We want FOLIO to provide us with the means of creating, managing, and executing our tools:

  1. Provide a way to create an automation that includes-
    a. Fetching a source (vendor file, FOLIO data, local file)
    b. Selecting criteria (or whole file)
    c. Creating output (list of ids, tabbed data, raw Marc data)
  2. Provide a menu of available tools.
  3. Allow the setting of permissions as to who is allowed to create tools.
  4. Allow the setting of execution permissions by tool.
LauraW
20 Sep '17

PS: I’ve been thinking also about how useful it would be to have the option to determine load behavior (e.g., overlay, match, reject, etc.) based on a field value in the incoming records. We can currently do this in Sierra, but only based on the Encoding Level (LDR position 17).

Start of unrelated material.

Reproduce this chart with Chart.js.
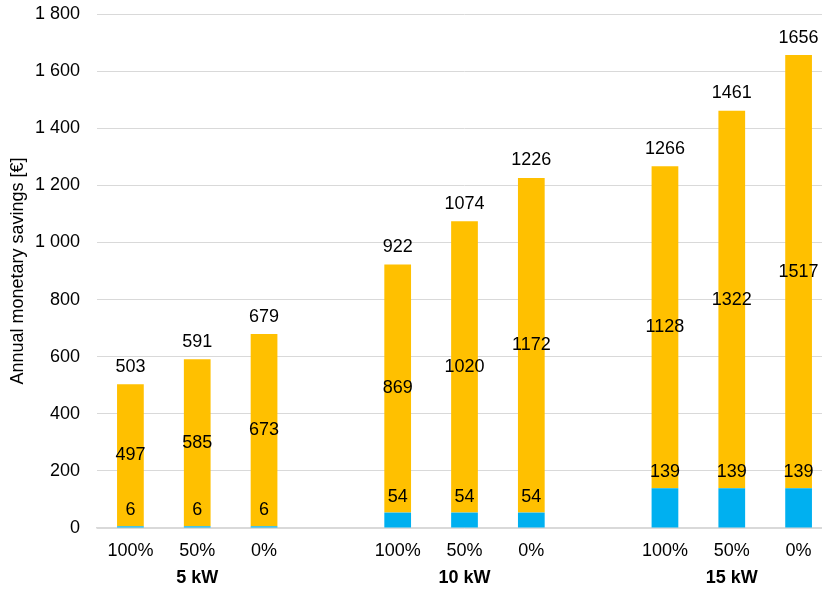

My overarching goal is to be able to protect either the entire record or certain fields once records have been sent out for authority control. There may be other ways to do this.

Ann-Marie
20 Sep '17

Almost all of the discussion so far has been with regards to batches of MARC records, that are either creating or updating locally-stored bib records, plus possibly orders and/or item records. YBP customers use this MARC-based workflow for approval purchases (P or E books arrive based on a profile, not a library’s order, and must be acquired, paid, cataloged, and made available all at point of order). This workflow is also used for DDA titles - the initial pool of “discovery” records, plus titles that are triggered for automatic purchase. Also for orders, using a pre- or post-order record from GOBI that creates bib and order in the library’s local system, followed by a cataloging record that updates the brief bib, creates/updates the item record, and either creates or links to electronic invoicing data. All of the above is data moving around in MARC records, usually via FTP.

At present, there is also an order API that handles post-order data (order in GOBI, copy that bib and order into library’s local system), but not pre-order data, approval/DDA data, final cataloging/item data, or invoice data.

And there is no API that sends orders from the library’s system to the vendor. Currently that is handled via EDI, e-mail, fax, or snail-mail.

And all of these workflows rely on locally-stored bibliographic records. For physical items, that makes sense. For electronic resources, if FOLIO libraries choose to move away from locally stored metadata and toward shared KB metadata, then that may require significant reworking of the above workflows, both on the part of the vendor and the library. If incoming vendor data needs to match to a KB record, the matchpoints may change (or the codex may help with that). If the vendor relies on supplying a final cataloging record to also supply a final call number, barcode number, and/or invoice matching data element, then that may disrupted.

None of this is insurmountable - just needs to be discussed/reviewed as part of the overall workflow rethinking in FOLIO.

Thanks,
A-M